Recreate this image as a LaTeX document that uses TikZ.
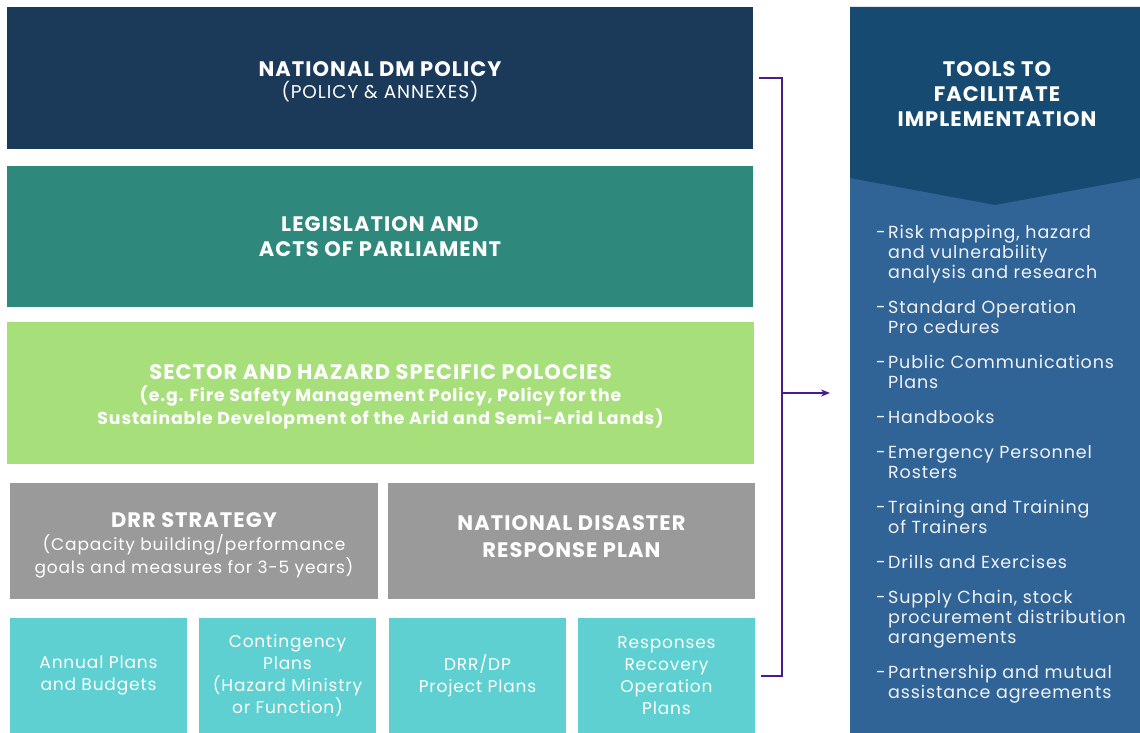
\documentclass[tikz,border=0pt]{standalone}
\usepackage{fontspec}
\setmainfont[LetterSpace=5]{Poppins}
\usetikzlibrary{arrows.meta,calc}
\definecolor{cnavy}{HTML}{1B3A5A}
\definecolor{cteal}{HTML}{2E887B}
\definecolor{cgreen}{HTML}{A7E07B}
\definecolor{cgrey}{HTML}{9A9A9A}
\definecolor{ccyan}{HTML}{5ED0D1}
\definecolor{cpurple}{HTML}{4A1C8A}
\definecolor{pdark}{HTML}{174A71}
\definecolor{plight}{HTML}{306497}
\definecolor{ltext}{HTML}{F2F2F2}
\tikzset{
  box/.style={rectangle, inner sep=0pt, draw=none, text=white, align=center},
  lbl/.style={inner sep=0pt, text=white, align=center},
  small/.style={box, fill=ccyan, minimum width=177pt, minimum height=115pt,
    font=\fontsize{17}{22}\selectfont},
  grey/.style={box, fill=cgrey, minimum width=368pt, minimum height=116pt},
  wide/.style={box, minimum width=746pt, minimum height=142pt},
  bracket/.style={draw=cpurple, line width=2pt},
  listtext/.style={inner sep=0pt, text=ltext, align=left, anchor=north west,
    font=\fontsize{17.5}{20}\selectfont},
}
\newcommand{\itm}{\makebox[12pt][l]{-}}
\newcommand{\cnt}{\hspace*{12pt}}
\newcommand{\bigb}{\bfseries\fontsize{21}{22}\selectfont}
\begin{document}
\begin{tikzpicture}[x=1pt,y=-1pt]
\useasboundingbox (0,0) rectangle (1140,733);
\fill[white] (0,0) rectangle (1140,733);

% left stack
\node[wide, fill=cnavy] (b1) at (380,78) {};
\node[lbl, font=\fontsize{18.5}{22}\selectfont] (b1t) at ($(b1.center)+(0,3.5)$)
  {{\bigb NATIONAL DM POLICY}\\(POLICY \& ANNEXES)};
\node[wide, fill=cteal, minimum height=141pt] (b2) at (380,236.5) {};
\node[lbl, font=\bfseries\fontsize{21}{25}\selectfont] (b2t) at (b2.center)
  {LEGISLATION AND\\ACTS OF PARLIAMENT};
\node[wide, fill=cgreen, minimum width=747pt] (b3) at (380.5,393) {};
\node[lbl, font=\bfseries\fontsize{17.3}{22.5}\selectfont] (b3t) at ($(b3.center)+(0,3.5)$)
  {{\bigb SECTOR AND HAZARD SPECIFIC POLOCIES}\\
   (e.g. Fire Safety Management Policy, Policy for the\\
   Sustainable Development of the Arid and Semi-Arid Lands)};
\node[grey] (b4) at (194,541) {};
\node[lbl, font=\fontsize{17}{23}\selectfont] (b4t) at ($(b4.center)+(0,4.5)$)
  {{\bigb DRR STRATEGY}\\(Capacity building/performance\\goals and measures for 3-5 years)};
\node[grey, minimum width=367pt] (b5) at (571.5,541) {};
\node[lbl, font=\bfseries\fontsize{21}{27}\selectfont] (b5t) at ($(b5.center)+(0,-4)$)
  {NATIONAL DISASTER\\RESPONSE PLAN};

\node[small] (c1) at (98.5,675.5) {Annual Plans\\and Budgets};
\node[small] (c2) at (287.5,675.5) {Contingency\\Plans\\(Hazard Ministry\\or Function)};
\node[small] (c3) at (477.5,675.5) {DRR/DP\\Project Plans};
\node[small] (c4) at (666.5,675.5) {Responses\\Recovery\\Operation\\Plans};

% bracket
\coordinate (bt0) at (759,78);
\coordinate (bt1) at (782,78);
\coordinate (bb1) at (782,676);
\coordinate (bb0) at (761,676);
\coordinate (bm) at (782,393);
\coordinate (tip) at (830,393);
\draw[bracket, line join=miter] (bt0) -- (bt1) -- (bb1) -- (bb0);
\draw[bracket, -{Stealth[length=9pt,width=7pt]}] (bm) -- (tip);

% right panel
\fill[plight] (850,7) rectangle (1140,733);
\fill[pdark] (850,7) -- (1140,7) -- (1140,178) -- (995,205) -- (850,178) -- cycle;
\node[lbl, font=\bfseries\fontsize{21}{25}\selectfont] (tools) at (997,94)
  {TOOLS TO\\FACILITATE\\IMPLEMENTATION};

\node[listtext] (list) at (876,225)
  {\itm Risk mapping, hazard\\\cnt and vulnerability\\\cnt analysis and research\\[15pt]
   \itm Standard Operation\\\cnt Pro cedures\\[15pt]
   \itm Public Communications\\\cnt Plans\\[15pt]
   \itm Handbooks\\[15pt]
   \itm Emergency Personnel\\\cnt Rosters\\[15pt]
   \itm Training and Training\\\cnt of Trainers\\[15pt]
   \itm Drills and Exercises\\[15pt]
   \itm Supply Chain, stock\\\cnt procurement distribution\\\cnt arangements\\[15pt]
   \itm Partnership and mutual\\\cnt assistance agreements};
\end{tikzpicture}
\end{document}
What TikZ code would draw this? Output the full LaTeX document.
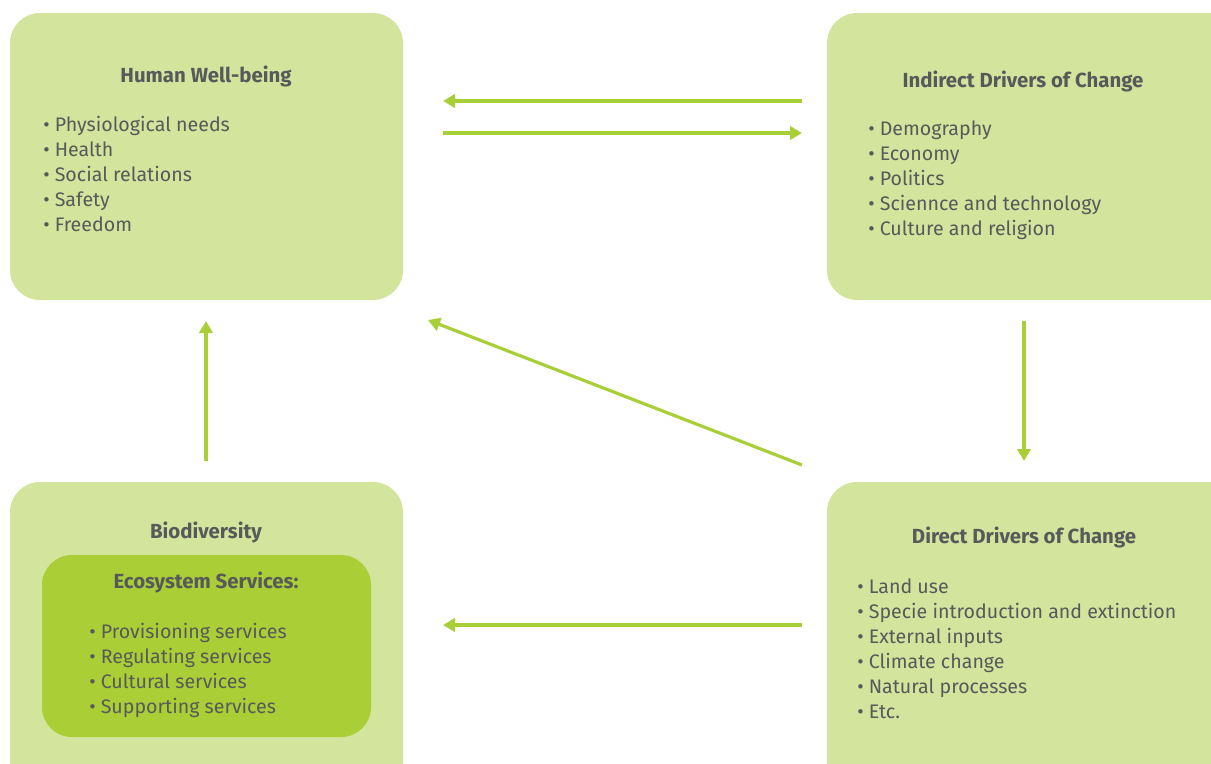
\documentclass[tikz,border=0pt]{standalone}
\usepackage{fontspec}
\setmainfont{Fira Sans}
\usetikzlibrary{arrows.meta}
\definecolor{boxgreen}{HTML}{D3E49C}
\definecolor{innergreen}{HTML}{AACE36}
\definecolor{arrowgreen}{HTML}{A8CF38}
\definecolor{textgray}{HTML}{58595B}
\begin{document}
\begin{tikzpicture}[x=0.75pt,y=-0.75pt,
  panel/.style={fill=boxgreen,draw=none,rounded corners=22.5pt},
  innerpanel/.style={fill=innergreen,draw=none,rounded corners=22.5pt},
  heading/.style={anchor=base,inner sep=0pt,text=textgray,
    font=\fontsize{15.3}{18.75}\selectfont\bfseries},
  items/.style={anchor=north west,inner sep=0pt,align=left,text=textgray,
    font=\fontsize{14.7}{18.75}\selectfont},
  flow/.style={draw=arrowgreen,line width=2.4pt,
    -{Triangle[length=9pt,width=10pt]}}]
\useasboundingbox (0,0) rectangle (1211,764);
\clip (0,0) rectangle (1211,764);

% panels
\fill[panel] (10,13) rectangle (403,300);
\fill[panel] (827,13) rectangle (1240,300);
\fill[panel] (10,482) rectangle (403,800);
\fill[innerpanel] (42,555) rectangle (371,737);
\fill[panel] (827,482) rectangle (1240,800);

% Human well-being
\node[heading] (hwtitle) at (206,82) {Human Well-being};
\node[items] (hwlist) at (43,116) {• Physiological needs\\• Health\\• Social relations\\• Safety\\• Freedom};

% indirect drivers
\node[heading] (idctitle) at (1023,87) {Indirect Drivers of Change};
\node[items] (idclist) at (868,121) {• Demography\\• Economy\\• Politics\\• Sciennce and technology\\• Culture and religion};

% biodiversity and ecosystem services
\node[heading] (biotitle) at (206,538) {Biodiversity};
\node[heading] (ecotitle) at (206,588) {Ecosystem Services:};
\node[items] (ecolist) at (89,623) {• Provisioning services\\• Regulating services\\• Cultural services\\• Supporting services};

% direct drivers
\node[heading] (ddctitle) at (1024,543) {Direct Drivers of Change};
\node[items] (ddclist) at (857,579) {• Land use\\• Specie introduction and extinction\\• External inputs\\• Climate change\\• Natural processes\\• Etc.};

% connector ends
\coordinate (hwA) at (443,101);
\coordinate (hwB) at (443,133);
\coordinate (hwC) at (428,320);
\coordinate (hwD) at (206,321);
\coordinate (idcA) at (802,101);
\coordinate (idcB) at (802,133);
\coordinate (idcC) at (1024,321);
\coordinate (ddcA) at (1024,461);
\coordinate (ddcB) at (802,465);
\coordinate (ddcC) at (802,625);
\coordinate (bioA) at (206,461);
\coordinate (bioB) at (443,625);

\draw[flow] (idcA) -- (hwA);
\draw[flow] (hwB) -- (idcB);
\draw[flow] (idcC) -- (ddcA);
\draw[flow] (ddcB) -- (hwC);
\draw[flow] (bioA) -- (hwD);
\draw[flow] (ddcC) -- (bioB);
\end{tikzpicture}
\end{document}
● ● ●
Starting at the line containing "What TikZ code" and ending at the line containing "(hwlist) at (43,116)", copy those lines exactly, both included, and nothing more. Leave out any picture.

What TikZ code would draw this? Output the full LaTeX document.
\documentclass[tikz,border=0pt]{standalone}
\usepackage{fontspec}
\setmainfont{Fira Sans}
\usetikzlibrary{arrows.meta}
\definecolor{boxgreen}{HTML}{D3E49C}
\definecolor{innergreen}{HTML}{AACE36}
\definecolor{arrowgreen}{HTML}{A8CF38}
\definecolor{textgray}{HTML}{58595B}
\begin{document}
\begin{tikzpicture}[x=0.75pt,y=-0.75pt,
  panel/.style={fill=boxgreen,draw=none,rounded corners=22.5pt},
  innerpanel/.style={fill=innergreen,draw=none,rounded corners=22.5pt},
  heading/.style={anchor=base,inner sep=0pt,text=textgray,
    font=\fontsize{15.3}{18.75}\selectfont\bfseries},
  items/.style={anchor=north west,inner sep=0pt,align=left,text=textgray,
    font=\fontsize{14.7}{18.75}\selectfont},
  flow/.style={draw=arrowgreen,line width=2.4pt,
    -{Triangle[length=9pt,width=10pt]}}]
\useasboundingbox (0,0) rectangle (1211,764);
\clip (0,0) rectangle (1211,764);

% panels
\fill[panel] (10,13) rectangle (403,300);
\fill[panel] (827,13) rectangle (1240,300);
\fill[panel] (10,482) rectangle (403,800);
\fill[innerpanel] (42,555) rectangle (371,737);
\fill[panel] (827,482) rectangle (1240,800);

% Human well-being
\node[heading] (hwtitle) at (206,82) {Human Well-being};
\node[items] (hwlist) at (43,116) {• Physiological needs\\• Health\\• Social relations\\• Safety\\• Freedom};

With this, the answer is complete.